Disney has spent heavily to buy a sizable market position in India. In 2019, it paid $71 billion to buy 21st Century Fox, with Fox’s TV assets in Asia and the Star pay-TV business in India among the crown jewels of the acquisition.
The value of those businesses has been fundamentally changed by the global strategy of streaming and in the competitive market of Asia. Disney is currently in the process of closing down many of the linear channels in East Asia that it acquired from Fox.
In India, the leapfrogging move to mobile broadband delivery of video services, which has brought with it tens of millions of new TV households, has also opened the doors to significant new competitors. Some of these are nimble local players, others are local-foreign ventures. The biggest challenger is JioCinema, part of the Viacom18 cluster, which is backed by Reliance industries and India’s richest businessman Mukesh Ambani.
As a result of the Fox acquisition, Disney is currently the market leader in streaming in India with its Disney+ Hotstar service. However, the loss of significant cricket telecast rights has weakened that product this year. The WSJ quotes anonymous sources saying that Disney+ Hotstar India could lose eight to 10 million subscribers in the third quarter.
The Indian streaming market is also a low ARPU and highly price sensitive one. Disney+ Hotstar India has subscription revenue of just $0.59 per month per subscriber.
The WSJ sources say that overall Star business (pay-TV and streaming) revenue for the fiscal year ending September 2023 is expected to drop around 20% to slightly less than $2 billion. Earnings before interest, taxes, depreciation and amortization are expected to fall roughly 50% for the same time period, from about $200 million last year. Fox had projected $1 billion EBITDA in 2020.
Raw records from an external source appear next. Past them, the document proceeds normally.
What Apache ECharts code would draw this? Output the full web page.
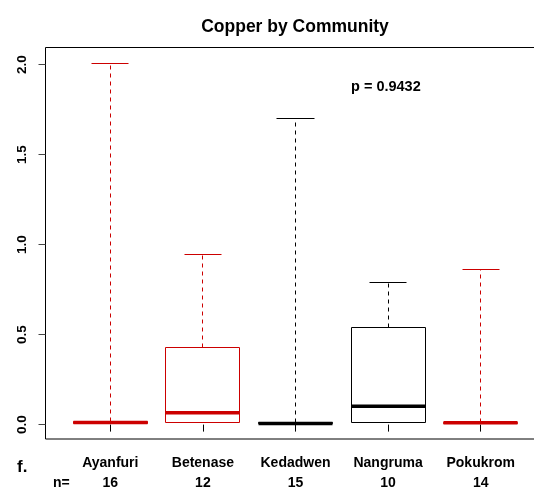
<!DOCTYPE html>
<html>
<head>
<meta charset="utf-8">
<script src="https://cdn.jsdelivr.net/npm/echarts@6/dist/echarts.min.js"></script>
<style>
html,body{margin:0;padding:0;background:#fff;}
#chart{width:534px;height:490px;}
</style>
</head>
<body>
<div id="chart"></div>
<script>
// ---- data ----
var categories = ['Ayanfuri', 'Betenase', 'Kedadwen', 'Nangruma', 'Pokukrom'];
var nCounts = [16, 12, 15, 10, 14];
var mins    = [0.005, 0.013, 0.005, 0.013, 0.006];
var q1s     = [0.005, 0.013, 0.005, 0.013, 0.006];
var medians = [0.011, 0.066, 0.006, 0.102, 0.010];
var q3s     = [0.018, 0.427, 0.010, 0.542, 0.014];
var maxs    = [2.006, 0.944, 1.703, 0.792, 0.863];
var yTicks  = [0, 0.5, 1.0, 1.5, 2.0];
var pValueText = 'p = 0.9432';
var titleText = 'Copper by Community';

// ---- styling ----
var RED = '#cc0000', BLACK = '#000000';
var boxColors = [RED, RED, BLACK, BLACK, RED];
var FONT = 'Liberation Sans';

var seriesData = categories.map(function (c, i) {
  return [i + 1, mins[i], q1s[i], medians[i], q3s[i], maxs[i], i];
});

function crisp(v) { return Math.round(v - 0.5) + 0.5; }

function renderItem(params, api) {
  var x = api.value(0);
  var mn = api.value(1), q1 = api.value(2), md = api.value(3), q3 = api.value(4), mx = api.value(5);
  var col = boxColors[api.value(6)];
  var halfBox = 0.4, halfCap = 0.2;
  var pL = api.coord([x - halfBox, q3]);
  var pR = api.coord([x + halfBox, q1]);
  var pc = api.coord([x, 0]);
  var cx = crisp(pc[0]);
  var xL = crisp(pL[0]), xR = crisp(pR[0]);
  var yQ3 = crisp(pL[1]), yQ1 = crisp(pR[1]);
  var yMd = api.coord([x, md])[1];
  var yMax = crisp(api.coord([x, mx])[1]);
  var yMin = crisp(api.coord([x, mn])[1]);
  var capL = crisp(api.coord([x - halfCap, mx])[0]);
  var capR = crisp(api.coord([x + halfCap, mx])[0]);
  var thin = {stroke: col, lineWidth: 1, fill: null};
  var dashed = {stroke: col, lineWidth: 1, lineDash: [4, 4], fill: null};
  var children = [
    {type: 'line', shape: {x1: cx, y1: yQ3, x2: cx, y2: yMax}, style: dashed},
    {type: 'line', shape: {x1: capL, y1: yMax, x2: capR, y2: yMax}, style: thin}
  ];
  if (yMin > yQ1) {
    children.push({type: 'line', shape: {x1: cx, y1: yQ1, x2: cx, y2: yMin}, style: dashed});
    children.push({type: 'line', shape: {x1: capL, y1: yMin, x2: capR, y2: yMin}, style: thin});
  }
  children.push({type: 'rect', shape: {x: xL, y: yQ3, width: xR - xL, height: yQ1 - yQ3}, style: thin});
  children.push({type: 'line', shape: {x1: xL, y1: yMd, x2: xR, y2: yMd}, style: {stroke: col, lineWidth: 3.5}});
  return {type: 'group', children: children};
}

var chart = echarts.init(document.getElementById('chart'), null, {renderer: 'canvas'});
chart.setOption({
  backgroundColor: '#ffffff',
  animation: false,
  title: {
    text: titleText,
    left: 290,
    top: 13,
    textAlign: 'center',
    textStyle: {fontFamily: FONT, fontWeight: 'bold', fontSize: 17.5, color: '#000'}
  },
  grid: {
    left: 45.5, top: 47.5, width: 500, height: 391.5,
    outerBoundsMode: 'none',
    containLabel: false,
    show: true, borderColor: '#000', borderWidth: 1, backgroundColor: 'transparent'
  },
  xAxis: {
    type: 'value',
    min: 0.3, max: 5.7,
    splitLine: {show: false},
    axisLine: {show: false},
    axisTick: {show: true, length: 7, customValues: categories.map(function (c, i) { return i + 1; }), lineStyle: {color: '#000'}},
    axisLabel: {
      customValues: categories.map(function (c, i) { return i + 1; }),
      margin: 14,
      formatter: function (v) {
        var i = Math.round(v) - 1;
        return categories[i] + '\n' + nCounts[i];
      },
      fontFamily: FONT, fontWeight: 'bold', fontSize: 14, lineHeight: 20, color: '#000'
    }
  },
  yAxis: {
    type: 'value',
    min: -0.08, max: 2.095,
    splitLine: {show: false},
    axisLine: {show: false},
    axisTick: {show: true, length: 7, customValues: yTicks, lineStyle: {color: '#444'}},
    axisLabel: {
      customValues: yTicks,
      rotate: 90,
      margin: 16,
      formatter: function (v) { return v.toFixed(1); },
      fontFamily: FONT, fontWeight: 'bold', fontSize: 13.5, color: '#000'
    }
  },
  graphic: [
    {type: 'text', left: 351, top: 79, style: {text: pValueText, font: 'bold 14.5px "Liberation Sans"', fill: '#000'}},
    {type: 'text', left: 17, top: 459, style: {text: 'f.', font: 'bold 17px "Liberation Sans"', fill: '#000'}},
    {type: 'text', left: 53, top: 476, style: {text: 'n=', font: 'bold 14px "Liberation Sans"', fill: '#000'}}
  ],
  series: [{
    type: 'custom',
    renderItem: renderItem,
    data: seriesData,
    encode: {x: 0, y: [1, 2, 3, 4, 5]},
    clip: false
  }]
});
</script>
</body>
</html>
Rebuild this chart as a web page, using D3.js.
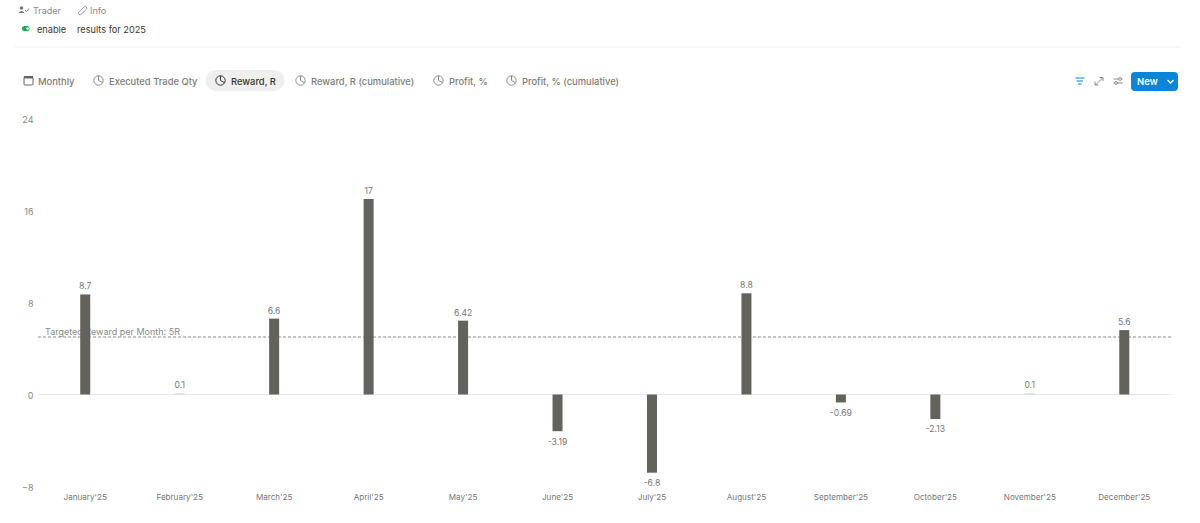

The current challenges at Star are not the first time that Disney has been wrong-footed in India. In 2012, it acquired UTV, one of India’s largest film studios and an operator of multiple TV channels. By 2017, it closed down UTV Motion Pictures, preferring instead to concentrate on distributing its Hollywood movies.
The Indian media landscape is a challenging one, requiring scale and patience. Sony has endured a more than 18-month regulatory wait as it tries to merge its own substantial TV operations with those of local heavyweight Zee Entertainment Enterprises. Other recent moves suggest that Warner Bros. Discovery is in no hurry to join the race to the bottom in Indian streaming by launching Max in the territory any time soon. In April, instead, WBD announced a multi-year HBO content licensing deal, switching allegiance from Star to JioCinema.